→ **Short task**
Extract, exactly, the lines from the line containing "Generate a Python" to the line containing "import matplotlib.pyplot as plt", with both lines included and any pictures left out.

→ **Data shown**
****************

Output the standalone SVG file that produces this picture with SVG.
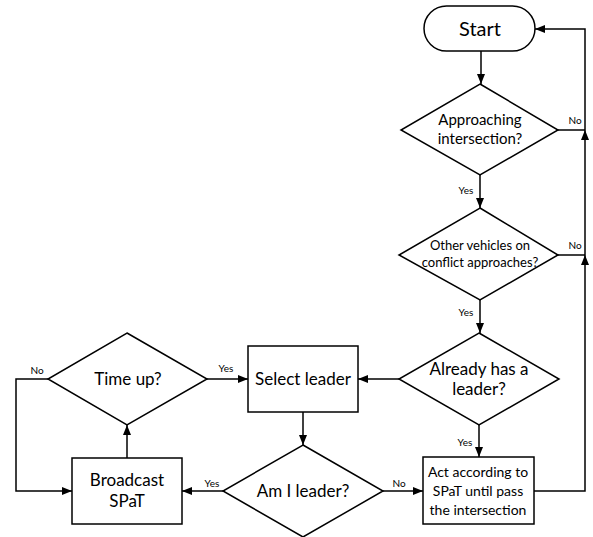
<svg xmlns="http://www.w3.org/2000/svg" width="593" height="537" viewBox="0 0 593 537">
<style>
.s{fill:#fff;stroke:#000;stroke-width:1.5}
.c{fill:none;stroke:#000;stroke-width:1.5}
text{font-family:Lato,"Liberation Sans",sans-serif;fill:#000;text-anchor:middle}
.t{font-size:15px}
.a{font-size:14px}
.l{font-size:10px}
</style>
<defs>
<marker id="a" markerWidth="10" markerHeight="8" refX="10" refY="4" orient="auto" markerUnits="userSpaceOnUse">
<path d="M0,0 L10,4 L0,8 Z" fill="#000"/>
</marker>
</defs>
<g id="connectors">
<path class="c" d="M481,51 V84" marker-end="url(#a)"/>
<path class="c" d="M480,175 V208" marker-end="url(#a)"/>
<path class="c" d="M480,300 V333" marker-end="url(#a)"/>
<path class="c" d="M399,379 H358" marker-end="url(#a)"/>
<path class="c" d="M479,425 V457" marker-end="url(#a)"/>
<path class="c" d="M207,379 H248" marker-end="url(#a)"/>
<path class="c" d="M303,412 V445" marker-end="url(#a)"/>
<path class="c" d="M223,491 H182" marker-end="url(#a)"/>
<path class="c" d="M383,491 H423" marker-end="url(#a)"/>
<path class="c" d="M127,458 V425" marker-end="url(#a)"/>
<path class="c" d="M48,379 H16 V491 H72" marker-end="url(#a)"/>
<path class="c" d="M534,491 H585 V255" marker-end="url(#a)"/>
<path class="c" d="M585,255 V130" marker-end="url(#a)"/>
<path class="c" d="M585,130 V29 H535" marker-end="url(#a)"/>
<path class="c" d="M558,130 H585"/>
<path class="c" d="M558,255 H585"/>
<text class="l" x="575" y="124">No</text>
<text class="l" x="575" y="249">No</text>
<text class="l" x="466" y="194">Yes</text>
<text class="l" x="466" y="316">Yes</text>
<text class="l" x="465" y="446">Yes</text>
<text class="l" x="226" y="372">Yes</text>
<text class="l" x="37" y="374">No</text>
<text class="l" x="212" y="487">Yes</text>
<text class="l" x="399" y="487">No</text>
</g>
<g id="start">
<rect class="s" x="424" y="6" width="111" height="45" rx="22.5"/>
<text x="480" y="36" style="font-size:20px">Start</text>
</g>
<g id="approaching">
<path class="s" d="M480,84 L558,130 L480,175 L401,130 Z"/>
<text class="t" x="480" y="125">Approaching</text>
<text class="t" x="480" y="144">intersection?</text>
</g>
<g id="other">
<path class="s" d="M480,208 L558,255 L480,300 L399,255 Z"/>
<text x="480" y="250" style="font-size:13px">Other vehicles on</text>
<text x="480" y="267" style="font-size:13px">conflict approaches?</text>
</g>
<g id="already">
<path class="s" d="M479,333 L559,379 L479,425 L399,379 Z"/>
<text x="479" y="375" style="font-size:17px">Already has a</text>
<text x="479" y="395" style="font-size:17px">leader?</text>
</g>
<g id="select">
<rect class="s" x="248" y="346" width="110" height="66"/>
<text x="303" y="385" style="font-size:17px">Select leader</text>
</g>
<g id="timeup">
<path class="s" d="M127,333 L207,379 L127,425 L48,379 Z"/>
<text x="128" y="385" style="font-size:17px">Time up?</text>
</g>
<g id="broadcast">
<rect class="s" x="72" y="458" width="110" height="66"/>
<text x="127" y="486" style="font-size:17px">Broadcast</text>
<text x="127" y="507" style="font-size:17px">SPaT</text>
</g>
<g id="amileader">
<path class="s" d="M303,445 L383,491 L303,537 L223,491 Z"/>
<text x="303" y="497" style="font-size:17px">Am I leader?</text>
</g>
<g id="act">
<rect class="s" x="423" y="457" width="111" height="67"/>
<text class="a" x="478" y="477">Act according to</text>
<text class="a" x="478" y="496">SPaT until pass</text>
<text class="a" x="478" y="515">the intersection</text>
</g>
</svg>
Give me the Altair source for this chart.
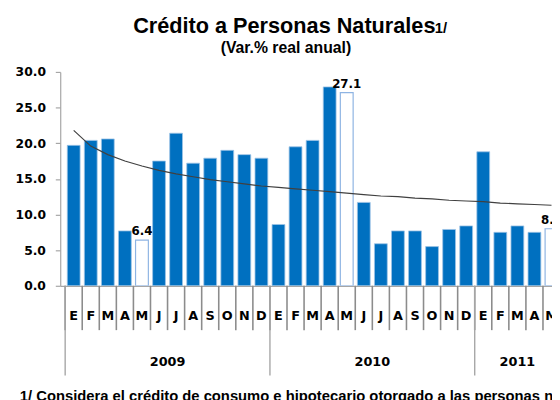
import altair as alt
import pandas as pd

# ---------------- data ----------------
months = ["E", "F", "M", "A", "M", "J", "J", "A", "S", "O", "N", "D",
          "E", "F", "M", "A", "M", "J", "J", "A", "S", "O", "N", "D",
          "E", "F", "M", "A", "M"]
values = [19.7, 20.4, 20.6, 7.7, 6.4, 17.5, 21.4, 17.2, 17.9, 19.0, 18.4, 17.9,
          8.6, 19.5, 20.4, 27.9, 27.1, 11.7, 5.9, 7.7, 7.7, 5.5, 7.9, 8.4,
          18.8, 7.5, 8.4, 7.5, 8.0]
hollow = [False, False, False, False, True, False, False, False, False, False, False, False,
          False, False, False, False, True, False, False, False, False, False, False, False,
          False, False, False, False, True]
trend = [21.8, 19.6, 18.4, 17.5, 16.8, 16.2, 15.7, 15.3, 14.9, 14.6, 14.3, 14.0,
         13.8, 13.6, 13.4, 13.2, 13.0, 12.8, 12.6, 12.5, 12.3, 12.2, 12.0, 11.9,
         11.8, 11.6, 11.5, 11.4, 11.3]
years = ["2009", "2010", "2011"]
year_start = [0, 12, 24]
year_center = [6, 18, 26.5]
y_ticks = [0, 5, 10, 15, 20, 25, 30]

title_main = "Crédito a Personas Naturales"
title_note = "1/"
subtitle = "(Var.% real anual)"
footnote = "1/ Considera el crédito de consumo e hipotecario otorgado a las  personas naturales"

# ---------------- build ----------------
n = len(values)
df = pd.DataFrame({
    "pos": [i + 0.5 for i in range(n)],
    "month": months,
    "value": values,
    "hollow": hollow,
    "trend": trend,
})
years_df = pd.DataFrame({"year": years, "start": year_start, "center": year_center})
sep_df = pd.DataFrame({"start": list(range(n))})

W, H = 499, 217
NARROW = "Liberation Sans Narrow, Arial Narrow, Liberation Sans, sans-serif"
WIDE = "DejaVu Sans, Liberation Sans, sans-serif"
GRAY = "#A6A6A6"
SEP = "#8C8C8C"
BLUE = "#0070C0"

xscale = alt.Scale(domain=[0, 28.24], nice=False, zero=False)
yscale = alt.Scale(domain=[0, 30], nice=False)

x_axis = alt.Axis(ticks=False, labels=False, title=None,
                  grid=False, domainColor=GRAY, domainWidth=1.2)
y_axis = alt.Axis(values=y_ticks, format=".1f", tickSize=5, labelPadding=10,
                  title=None, grid=False, domainColor=GRAY, tickColor=GRAY,
                  domainWidth=1.2, tickWidth=1.2, labelFont=WIDE, labelFontSize=12.5,
                  labelFontWeight="bold", labelColor="black")


def X(field):
    return alt.X(field, scale=xscale, axis=x_axis)


def Y(field):
    return alt.Y(field, scale=yscale, axis=y_axis)


base = alt.Chart(df)

bars = base.transform_filter("!datum.hollow").mark_bar(
    size=13, color=BLUE, stroke="#9DC3E6", strokeWidth=0.8, clip=True
).encode(x=X("pos:Q"), y=Y("value:Q"))

hollow_bars = base.transform_filter("datum.hollow").mark_bar(
    size=13, fill="white", stroke="#8EB4E3", strokeWidth=1.2, clip=True
).encode(x=X("pos:Q"), y=Y("value:Q"))

labels = base.transform_filter("datum.hollow").mark_text(
    dy=-9, font=WIDE, fontSize=12, fontWeight="bold", color="black"
).encode(x=X("pos:Q"), y=Y("value:Q"), text=alt.Text("value:Q", format=".1f"))

trend_line = base.mark_line(color="#404040", strokeWidth=1.2, clip=True).encode(
    x=X("pos:Q"), y=Y("trend:Q")
)

month_rules = alt.Chart(sep_df).mark_rule(color=SEP, strokeWidth=1.6).encode(
    x=X("start:Q"), y=alt.value(H), y2=alt.value(262)
)

year_rules = alt.Chart(years_df).mark_rule(color=GRAY, strokeWidth=1.4).encode(
    x=X("start:Q"), y=alt.value(H), y2=alt.value(308)
)

month_labels = base.mark_text(
    font=WIDE, fontSize=13, fontWeight="bold", color="black", baseline="middle"
).encode(x=X("pos:Q"), y=alt.value(248), text="month:N")

year_labels = alt.Chart(years_df).mark_text(
    font=WIDE, fontSize=13, fontWeight="bold", color="black", baseline="middle"
).encode(x=X("center:Q"), y=alt.value(294), text="year:N")

t1 = alt.Chart(pd.DataFrame({"t": [title_main]})).mark_text(
    font=NARROW, fontSize=22, fontWeight="bold", align="left", baseline="alphabetic",
    color="black"
).encode(x=alt.value(74), y=alt.value(-40), text="t:N")

t2 = alt.Chart(pd.DataFrame({"t": [title_note]})).mark_text(
    font=NARROW, fontSize=15, fontWeight="bold", align="left", baseline="alphabetic",
    color="black"
).encode(x=alt.value(380), y=alt.value(-40), text="t:N")

t3 = alt.Chart(pd.DataFrame({"t": [subtitle]})).mark_text(
    font=NARROW, fontSize=16, fontWeight="bold", align="center", baseline="middle",
    color="black"
).encode(x=alt.value(229), y=alt.value(-24), text="t:N")

fn = alt.Chart(pd.DataFrame({"t": [footnote]})).mark_text(
    font=NARROW, fontSize=15, fontWeight="bold", align="left", baseline="top",
    color="black"
).encode(x=alt.value(-41), y=alt.value(322), text="t:N")

chart = alt.layer(
    bars, hollow_bars, trend_line, labels, month_rules, year_rules, month_labels,
    year_labels, t1, t2, t3, fn
).properties(
    width=W, height=H,
    autosize=alt.AutoSizeParams(type="none"),
    padding={"left": 53, "top": 62, "right": 0, "bottom": 113},
).configure_view(stroke=None)

chart.save("out.html", embed_options={"renderer": "svg", "actions": False})
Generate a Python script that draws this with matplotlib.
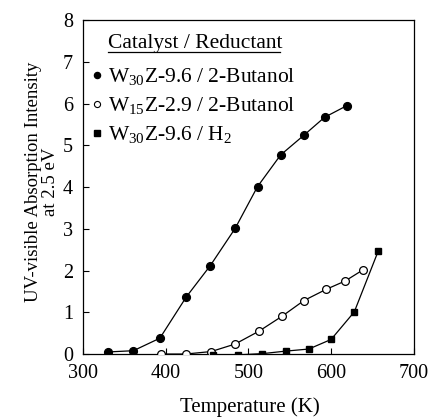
import matplotlib
matplotlib.use("Agg")
import matplotlib.pyplot as plt

plt.rcParams["font.family"] = ["Liberation Serif", "DejaVu Serif"]
plt.rcParams["mathtext.fontset"] = "custom"
plt.rcParams["mathtext.rm"] = "Liberation Serif"
plt.rcParams["mathtext.it"] = "Liberation Serif:italic"

# W30Z-9.6 reduced with 2-butanol
t_w30_but = [330, 361, 393, 425, 454, 484, 511, 539, 567, 592, 619]
i_w30_but = [0.05, 0.08, 0.38, 1.37, 2.12, 3.01, 4.01, 4.77, 5.24, 5.67, 5.95]

# W15Z-2.9 reduced with 2-butanol
t_w15_but = [394, 424, 455, 484, 513, 541, 567, 594, 617, 638]
i_w15_but = [0.0, 0.0, 0.06, 0.24, 0.55, 0.91, 1.28, 1.55, 1.75, 2.01]

# W30Z-9.6 reduced with H2
t_w30_h2 = [457, 487, 517, 545, 573, 600, 628, 657]
i_w30_h2 = [-0.03, -0.02, 0.01, 0.07, 0.12, 0.35, 1.01, 2.47]

legend_title = "Catalyst / Reductant"
labels = [r"W$_{30}$Z-9.6 / 2-Butanol",
          r"W$_{15}$Z-2.9 / 2-Butanol",
          r"W$_{30}$Z-9.6 / H$_2$"]

fig = plt.figure(figsize=(4.32, 4.18), dpi=100)
ax = fig.add_axes([0.192, 0.153, 0.766, 0.799])

lw = 0.9
styles = [
    dict(marker="o", ms=5.6, mfc="black", mec="black"),
    dict(marker="o", ms=5.6, mfc="white", mec="black", mew=0.9),
    dict(marker="s", ms=5.0, mfc="black", mec="black"),
]
series = [(t_w30_but, i_w30_but), (t_w15_but, i_w15_but), (t_w30_h2, i_w30_h2)]
for (t, v), st in zip(series, styles):
    ax.plot(t, v, "-", color="black", lw=lw, zorder=3, **st)

ax.set_xlim(300, 700)
ax.set_ylim(0, 8)
ax.set_xticks([300, 400, 500, 600, 700])
ax.set_yticks(range(0, 9))
ax.tick_params(direction="in", length=4.5, width=0.8, labelsize=14.5,
               top=False, right=False)
ax.tick_params(axis="x", pad=7)
ax.tick_params(axis="y", pad=7)
for s in ax.spines.values():
    s.set_linewidth(0.9)

ax.set_xlabel("Temperature (K)", fontsize=15)
ax.xaxis.set_label_coords(0.503, -0.130)
ax.set_ylabel("UV-visible Absorption Intensity\nat 2.5 eV", fontsize=13.5,
              linespacing=0.95)
ax.yaxis.set_label_coords(-0.073, 0.515)

# legend block: underlined heading, then one row per series
fs_leg = 15.5
x_txt, x_mk = 0.0755, 0.042
ax.text(x_txt, 0.916, legend_title, transform=ax.transAxes,
        fontsize=fs_leg, ha="left", va="baseline")
ax.plot([x_txt, 0.594], [0.904, 0.904], color="black", lw=0.9,
        transform=ax.transAxes, clip_on=False)
row_base = [0.814, 0.728, 0.641]
leg_styles = [
    dict(marker="o", ms=4.4, mfc="black", mec="black"),
    dict(marker="o", ms=4.4, mfc="white", mec="black", mew=0.8),
    dict(marker="s", ms=4.6, mfc="black", mec="black"),
]
for yb, lab, st in zip(row_base, labels, leg_styles):
    ax.plot([x_mk], [yb + 0.022], ls="none", transform=ax.transAxes,
            clip_on=False, **st)
    ax.text(x_txt, yb, lab, transform=ax.transAxes, fontsize=fs_leg,
            ha="left", va="baseline")

fig.savefig("out.png", dpi=100)
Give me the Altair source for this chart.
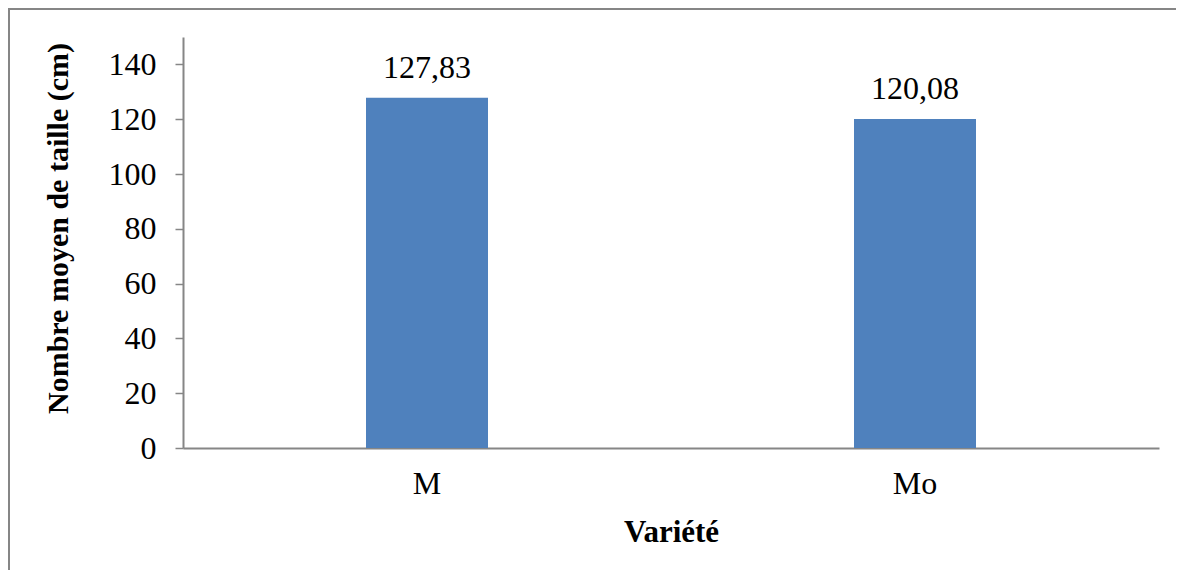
import altair as alt
import pandas as pd

varieties = ["M", "Mo"]
heights = [127.83, 120.08]
y_ticks = [0, 20, 40, 60, 80, 100, 120, 140]

df = pd.DataFrame({
    "Variété": varieties,
    "taille": heights,
    "label": [f"{v:.2f}".replace(".", ",") for v in heights],
})

FONT = "Liberation Serif"
GRAY = "#868686"
BLUE = "#4F81BD"

x_enc = alt.X(
    "Variété:N",
    sort=varieties,
    scale=alt.Scale(paddingInner=0.75, paddingOuter=0.375),
    axis=alt.Axis(
        title="Variété",
        labelAngle=0,
        ticks=False,
        tickSize=0,
        labelPadding=20,
        labelFontSize=32,
        labelFont=FONT,
        labelColor="black",
        domainColor=GRAY,
        domainWidth=2,
        titleFont=FONT,
        titleFontSize=31,
        titleFontWeight="bold",
        titleColor="black",
        titleY=93,
        titleBaseline="alphabetic",
    ),
)

y_enc = alt.Y(
    "taille:Q",
    scale=alt.Scale(domain=[0, 150], nice=False),
    axis=alt.Axis(
        title="Nombre moyen de taille (cm)",
        values=y_ticks,
        grid=False,
        tickSize=8,
        tickColor=GRAY,
        tickWidth=1.5,
        labelPadding=19,
        labelFontSize=32,
        labelFont=FONT,
        labelColor="black",
        domainColor=GRAY,
        domainWidth=2,
        titleFont=FONT,
        titleFontSize=30,
        titleFontWeight="bold",
        titleColor="black",
        titleAngle=-90,
        titleX=-125,
        titleY=191,
        titleBaseline="middle",
    ),
)

bars = alt.Chart(df).mark_bar(color=BLUE).encode(x=x_enc, y=y_enc)

labels = alt.Chart(df).mark_text(
    font=FONT, fontSize=32, color="black", dy=-20, baseline="alphabetic"
).encode(x=alt.X("Variété:N", sort=varieties), y="taille:Q", text="label:N")

one = pd.DataFrame({"a": [0]})
frame_top = alt.Chart(one).mark_rule(stroke=GRAY, strokeWidth=2).encode(
    x=alt.value(-175), x2=alt.value(1000), y=alt.value(-28)
)
frame_left = alt.Chart(one).mark_rule(stroke=GRAY, strokeWidth=2).encode(
    x=alt.value(-174), y=alt.value(-29), y2=alt.value(540)
)

chart = alt.layer(frame_top, frame_left, bars, labels).properties(
    width=976,
    height=411,
    autosize=alt.AutoSizeParams(type="none"),
    padding={"left": 175, "top": 29, "right": 17, "bottom": 122},
    background="white",
).configure_view(stroke=None)

chart.save("out.html", embed_options={"renderer": "svg", "actions": False})
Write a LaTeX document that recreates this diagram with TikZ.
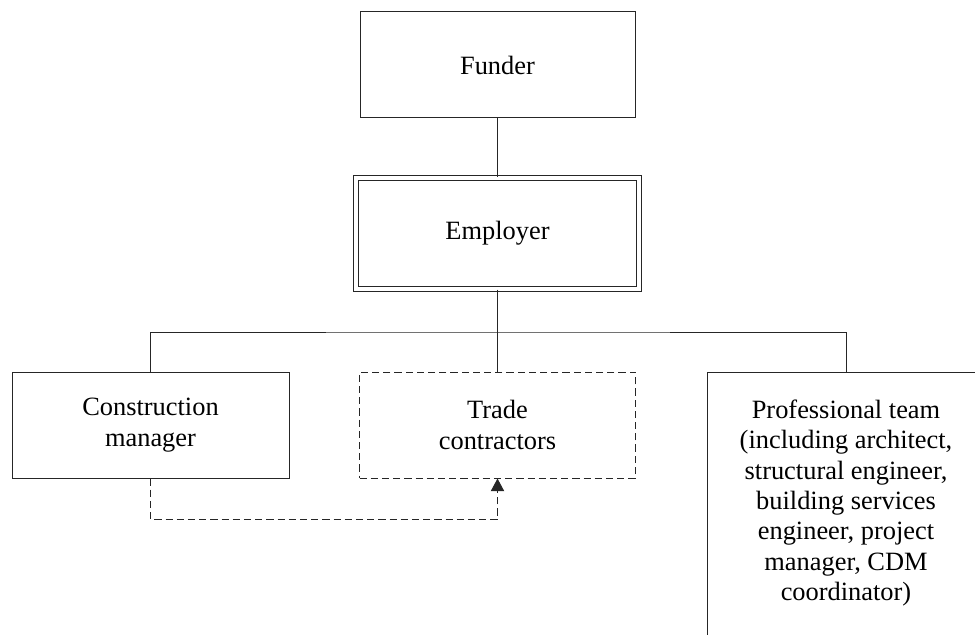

****************

→ **Solution below**
Generate a Python script that draws this with matplotlib.
import matplotlib
matplotlib.use("Agg")
import matplotlib.pyplot as plt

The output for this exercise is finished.